Friday, January 1, 2016

No Laughing Matter And "First Lynching of 1934"

What did I tell you, I'm accused of not having a sense of humor, not getting Silverman's alleged humor, the satire of it.

I have to confess that since I knew that was coming, I already had my argument prepared in advance, holding it until Bozo dropped his shoe.

Now, I don't think anyone who knew better would accuse Sarah Silverman of being as clever or funny as Will Rogers was, if they would they're just exposing their stupidity.   I used Stepin Fetchit as an example for a reason, I can never think of him or Will Rogers without thinking of the scene in the 1934 movie Judge Priest  in which Rogers plays the would-be loveable character of the old, wise Confederate veteran, country lawyer and judge the movie is named after.  I won't go into the plot the exchange fits into, you can watch the movie somewhere, I'm sure.   Here's what is said, finding Jeff Poindexter (Stepin Fetchit) playing the harmonica he always has with him.

Judge William 'Billy' Priest: Say, wait a minute. Can, can you play Dixie on that thing, there?
Jeff Poindexter: With that coon coat, yes, I play Dixie with Marching Through Georgia.
Judge William 'Billy' Priest: Wait, hey, Marchin' Through Georgia? Yeah, I got you out of one lynchin'.
Jeff Poindexter: Yes, with that coon coat, I know I was going to get.
Judge William 'Billy' Priest: If I catch you playin' that Marchin' Through Georgia, I'll join the lynchers.

Which might be funny if you had never read accounts or looked carefully at the pictures of actual lynchings, somehow that makes the jokes so often found made by wits of that era not funny.  It is especially not funny if you look at the statistics of lynchings in the United States by year, the years 1933, 1934 and 1935 during which the movie was made and released had some of the highest numbers of lynchings in the 1930s, the previous decades, the period the movie is supposed to nostalgically evoke in the manner of popular yearning for the old South, had even more horrific numbers of lynchings.

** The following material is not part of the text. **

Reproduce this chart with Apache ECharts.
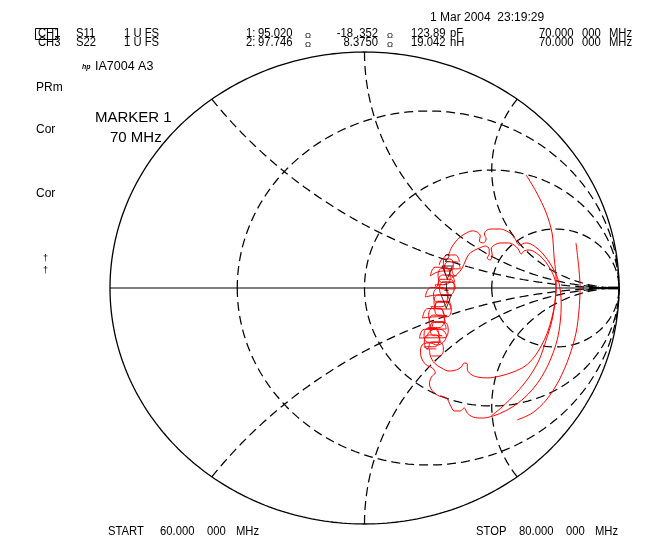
<!DOCTYPE html>
<html><head><meta charset="utf-8">
<style>html,body{margin:0;padding:0;background:#fff;}#c{width:645px;height:539px;}</style>
<script src="https://cdn.jsdelivr.net/npm/echarts@6/dist/echarts.min.js"></script>
</head><body><div id="c"></div>
<script>
// ---- graticule values (Smith chart) ----
const rCircles = [1/3, 1, 3];
const xArcs = [0.5, 1, 2];
const Z0 = 50;
// ---- markers (from the header readout) ----
const markerNames = ['1', '2'];
const markerR = [95.020, 97.746];
const markerX = [-18.352, 8.3750];
const refMarks = [[0.898, 0], [0.976, 0]];
// ---- traces, read as reflection coefficient [re, im] ----
const traceA = [[0.635,0.479],[0.675,0.407],[0.714,0.318],[0.737,0.233],[0.745,0.131],[0.753,0.034],[0.749,-0.051],[0.737,-0.136],[0.714,-0.220],[0.686,-0.305],[0.647,-0.377],[0.596,-0.445],[0.541,-0.504],[0.498,-0.542]];
const traceB = [[0.831,0.191],[0.843,0.076],[0.847,0],[0.843,-0.093],[0.831,-0.191],[0.804,-0.292],[0.765,-0.390],[0.714,-0.475],[0.659,-0.530],[0.600,-0.559]];
const outerCloud = [[0.329,0.136],[0.341,0.169],[0.357,0.195],[0.376,0.216],[0.400,0.233],[0.424,0.242],[0.443,0.237],[0.455,0.220],[0.451,0.199],[0.467,0.191],[0.478,0.208],[0.471,0.229],[0.482,0.246],[0.506,0.250],[0.533,0.250],[0.557,0.242],[0.576,0.229],[0.592,0.208],[0.608,0.182],[0.635,0.191],[0.667,0.178],[0.702,0.144],[0.733,0.097],[0.757,0.047],[0.769,-0.008],[0.773,-0.072],[0.769,-0.144],[0.757,-0.220],[0.733,-0.297],[0.698,-0.373],[0.655,-0.436],[0.604,-0.487],[0.553,-0.521],[0.506,-0.542],[0.463,-0.551],[0.427,-0.547],[0.404,-0.530],[0.392,-0.508],[0.376,-0.521],[0.353,-0.521],[0.337,-0.496],[0.322,-0.466],[0.294,-0.458],[0.271,-0.441],[0.255,-0.407],[0.263,-0.377],[0.278,-0.360],[0.267,-0.339],[0.243,-0.326],[0.224,-0.297],[0.220,-0.263],[0.231,-0.237],[0.259,-0.233],[0.286,-0.242],[0.310,-0.229],[0.322,-0.203],[0.306,-0.178],[0.278,-0.174],[0.255,-0.186],[0.243,-0.212]];
const innerCloud = [[0.341,0.042],[0.365,0.059],[0.384,0.085],[0.396,0.114],[0.408,0.140],[0.427,0.157],[0.451,0.169],[0.475,0.178],[0.490,0.165],[0.490,0.144],[0.482,0.127],[0.494,0.119],[0.502,0.140],[0.498,0.165],[0.510,0.182],[0.537,0.191],[0.565,0.191],[0.588,0.182],[0.604,0.165],[0.616,0.144],[0.627,0.157],[0.647,0.161],[0.675,0.148],[0.702,0.123],[0.725,0.089],[0.745,0.047],[0.753,-0.004],[0.749,-0.059],[0.737,-0.123],[0.718,-0.191],[0.694,-0.246],[0.667,-0.292],[0.631,-0.331],[0.584,-0.356],[0.533,-0.373],[0.482,-0.381],[0.443,-0.377],[0.416,-0.364],[0.404,-0.343],[0.404,-0.322],[0.392,-0.318],[0.380,-0.335],[0.361,-0.347],[0.333,-0.352],[0.302,-0.339],[0.275,-0.318],[0.259,-0.288],[0.255,-0.258]];
const loops11 = [
 [0.373,0.110],[0.357,0.140],[0.326,0.140],[0.310,0.110],[0.326,0.081],[0.357,0.081],
 [0.376,0.082],[0.361,0.111],[0.329,0.111],[0.314,0.082],[0.329,0.052],[0.361,0.052],
 [0.352,0.054],[0.336,0.083],[0.305,0.083],[0.289,0.054],[0.305,0.024],[0.336,0.024],
 [0.354,0.025],[0.338,0.055],[0.307,0.055],[0.291,0.025],[0.307,-0.004],[0.338,-0.004],
 [0.358,-0.003],[0.342,0.026],[0.311,0.026],[0.295,-0.003],[0.311,-0.032],[0.342,-0.032],
 [0.334,-0.031],[0.318,-0.002],[0.287,-0.002],[0.271,-0.031],[0.287,-0.060],[0.318,-0.060],
 [0.335,-0.059],[0.320,-0.030],[0.288,-0.030],[0.273,-0.059],[0.288,-0.089],[0.320,-0.089],
 [0.339,-0.088],[0.323,-0.058],[0.292,-0.058],[0.276,-0.088],[0.292,-0.117],[0.323,-0.117],
 [0.315,-0.116],[0.300,-0.086],[0.268,-0.086],[0.252,-0.116],[0.268,-0.145],[0.300,-0.145],
 [0.317,-0.144],[0.301,-0.115],[0.270,-0.115],[0.254,-0.144],[0.270,-0.174],[0.301,-0.174],
 [0.321,-0.173],[0.305,-0.143],[0.274,-0.143],[0.258,-0.173],[0.274,-0.202],[0.305,-0.202],
 [0.296,-0.200],[0.281,-0.171],[0.249,-0.171],[0.234,-0.200],[0.249,-0.230],[0.281,-0.230],
 [0.298,-0.229],[0.282,-0.199],[0.251,-0.199],[0.235,-0.229],[0.251,-0.258],[0.282,-0.258]];
const loops22 = [
 [0.294,0.098],[0.308,0.123],[0.335,0.123],[0.349,0.098],[0.335,0.072],[0.308,0.072],
 [0.259,0.051],[0.278,0.088],[0.318,0.088],[0.337,0.051],[0.318,0.014],[0.278,0.014],
 [0.282,0.004],[0.300,0.037],[0.335,0.037],[0.353,0.004],[0.335,-0.029],[0.300,-0.029],
 [0.239,-0.038],[0.261,0.002],[0.304,0.002],[0.326,-0.038],[0.304,-0.079],[0.261,-0.079],
 [0.271,-0.089],[0.288,-0.056],[0.324,-0.056],[0.341,-0.089],[0.324,-0.122],[0.288,-0.122],
 [0.228,-0.127],[0.249,-0.087],[0.292,-0.087],[0.314,-0.127],[0.292,-0.168],[0.249,-0.168],
 [0.259,-0.178],[0.276,-0.145],[0.312,-0.145],[0.329,-0.178],[0.312,-0.211],[0.276,-0.211],
 [0.216,-0.212],[0.235,-0.175],[0.274,-0.175],[0.294,-0.212],[0.274,-0.249],[0.235,-0.249],
 [0.247,-0.259],[0.263,-0.229],[0.294,-0.229],[0.310,-0.259],[0.294,-0.288],[0.263,-0.288]];

// ---- graticule geometry ----
function arcPts(cx, cy, rad, a0, a1, n) {
  const p = [];
  for (let i = 0; i <= n; i++) { const t = a0 + (a1 - a0) * i / n; p.push([cx + rad * Math.cos(t), cy + rad * Math.sin(t)]); }
  return p;
}
const outer = arcPts(0, 0, 1, 0, 2 * Math.PI, 360);
const rLines = rCircles.map(r => arcPts(r / (r + 1), 0, 1 / (r + 1), Math.PI, 3 * Math.PI, 240));
const xLines = [];
xArcs.forEach(x => {
  const ex = (x * x - 1) / (x * x + 1), ey = 2 * x / (x * x + 1);
  let te = Math.atan2(ey - 1 / x, ex - 1);
  if (te > -Math.PI / 2) te -= 2 * Math.PI;
  const pts = arcPts(1, 1 / x, 1 / x, te, -Math.PI / 2, 200);
  xLines.push(pts);
  xLines.push(pts.map(p => [p[0], -p[1]]));
});
const markerData = markerR.map((R, i) => {
  const zr = R / Z0, zi = markerX[i] / Z0;
  const d = (zr + 1) * (zr + 1) + zi * zi;
  return { name: markerNames[i], value: [((zr - 1) * (zr + 1) + zi * zi) / d, 2 * zi / d] };
});

const black = '#000', red = '#ff0000';
const dash = { color: black, width: 1.25, type: [9, 5] };
function line(data, style, smooth, z) {
  return { type: 'line', data, symbol: 'none', showSymbol: false, clip: false, silent: true, animation: false,
    smooth: smooth || false, lineStyle: style, z: z || 2 };
}
const series = [];
series.push(line(outer, { color: black, width: 1.3 }));
series.push(line([[-1, 0], [1, 0]], { color: black, width: 1.2 }));
rLines.forEach(p => series.push(line(p, dash)));
xLines.forEach(p => series.push(line(p, dash)));
const redStyle = { color: red, width: 1 };
[traceA, traceB].forEach(t => series.push(line(t, redStyle, 0.3, 4)));
[outerCloud, innerCloud].forEach(t => series.push(line(t, redStyle, 0.35, 4)));
[loops11, loops22].forEach(t => series.push(line(t, redStyle, 0.5, 4)));
series.push({ type: 'scatter', data: markerData, symbol: 'path://M0 0L10 0L5 13Z', symbolSize: [10, 13],
  symbolOffset: [0, -6.5], silent: true, animation: false, z: 10,
  itemStyle: { color: 'rgba(255,255,255,0)', borderColor: black, borderWidth: 1 },
  label: { show: true, formatter: p => p.name, position: 'top', distance: 1, color: black, fontSize: 10, fontFamily: 'Liberation Sans' } });
series.push({ type: 'scatter', data: [refMarks[0]], symbol: 'path://M0 0L12 4L0 8L3 4Z', symbolSize: [14, 8],
  silent: true, animation: false, z: 10, itemStyle: { color: black } });
series.push({ type: 'scatter', data: [refMarks[1]], symbol: 'rect', symbolSize: [10, 3],
  silent: true, animation: false, z: 10, itemStyle: { color: black } });

// ---- text ----
const F = '"Liberation Sans", Arial, sans-serif';
function T(x, y, text, size, extra, sx) {
  return { type: 'text', x, y, scaleX: sx || 1, silent: true, z: 20,
    style: Object.assign({ text, fill: black, font: size + 'px ' + F, textAlign: 'left', align: 'left',
      textVerticalAlign: 'middle', verticalAlign: 'middle' }, extra || {}) };
}
const R = { textAlign: 'right', align: 'right' };
const hs = 12.5, sx = 0.9, om = 8;
const g = [];
g.push(T(430, 18, '1 Mar 2004  23:19:29', 12));
[[34, 'CH1', 'S11', '1:', '95.020', '-18 .352', '123.89', 'pF'], [43, 'CH3', 'S22', '2:', '97.746', '8.3750', '19.042', 'nH']].forEach(r => {
  const y = r[0];
  g.push(T(38, y, r[1], hs, null, sx));
  g.push(T(76, y, r[2], hs, null, sx));
  g.push(T(124, y, '1 U FS', hs, null, sx));
  g.push(T(246, y, r[3], hs, null, sx));
  g.push(T(258, y, r[4], hs, null, sx));
  g.push(T(305, y + 2, 'Ω', om));
  g.push(T(378, y, r[5], hs, R, sx));
  g.push(T(387, y + 2, 'Ω', om));
  g.push(T(411, y, r[6], hs, null, sx));
  g.push(T(450, y, r[7], hs, null, sx));
  g.push(T(539, y, '70.000', hs, null, sx));
  g.push(T(582, y, '000', hs, null, sx));
  g.push(T(609, y, 'MHz', hs, null, sx));
});
g.push({ type: 'rect', silent: true, z: 20, shape: { x: 35.5, y: 28.5, width: 22, height: 11 }, style: { fill: 'none', stroke: black, lineWidth: 1 } });
g.push(T(82, 67, 'hp', 7, { font: 'italic bold 7px ' + F }));
g.push(T(95, 67, 'IA7004 A3', 12.5));
g.push(T(36, 88, 'PRm', 12));
g.push(T(36, 130, 'Cor', 12));
g.push(T(36, 194, 'Cor', 12));
g.push(T(43, 259, '†', 9));
g.push(T(43, 271, '†', 9));
g.push(T(95, 118, 'MARKER 1', 15));
g.push(T(110, 138, '70 MHz', 15));
g.push(T(108, 532, 'START', hs, null, sx));
g.push(T(160, 532, '60.000', hs, null, sx));
g.push(T(207, 532, '000', hs, null, sx));
g.push(T(236, 532, 'MHz', hs, null, sx));
g.push(T(476, 532, 'STOP', hs, null, sx));
g.push(T(519, 532, '80.000', hs, null, sx));
g.push(T(566, 532, '000', hs, null, sx));
g.push(T(595, 532, 'MHz', hs, null, sx));

const chart = echarts.init(document.getElementById('c'), null, { renderer: 'canvas' });
chart.setOption({
  animation: false,
  backgroundColor: '#fff',
  grid: { left: 110, right: 26, top: 52, bottom: 15, containLabel: false },
  xAxis: { type: 'value', min: -1, max: 1, show: false },
  yAxis: { type: 'value', min: -1, max: 1, show: false },
  series,
  graphic: { elements: g }
});
</script></body></html>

I suppose that I'm as humor impaired as Abel Meeropol was when he wrote the lyrics of Strange Fruit three years after the movie was made and as little sense of humor as Billie Holiday had when she recorded the song two years after that.  The role that entertainment played and plays in making black lives not matter, the role that it plays in today's epidemic of killings of black people is no laughing matter. The feeling that they don't, not something that would be articulated or admitted to, comes from somewhere.   The same for the lives of women of all ethnic groups and identities, who have been under the equivalent of an even more violent regime of terror-killing, continually, only, for reasons I have never been able to fathom, it's not called "lynching".

Will Rogers was what none of today's dreary comedians who use stereotypes is, clever.  I can say that this many years after that, none of it should be peddled as comedy.  I can't claim that those lines from Judge Priest don't come back to me whenever I hear his name, see his picture or hear his voice, since thinking about it.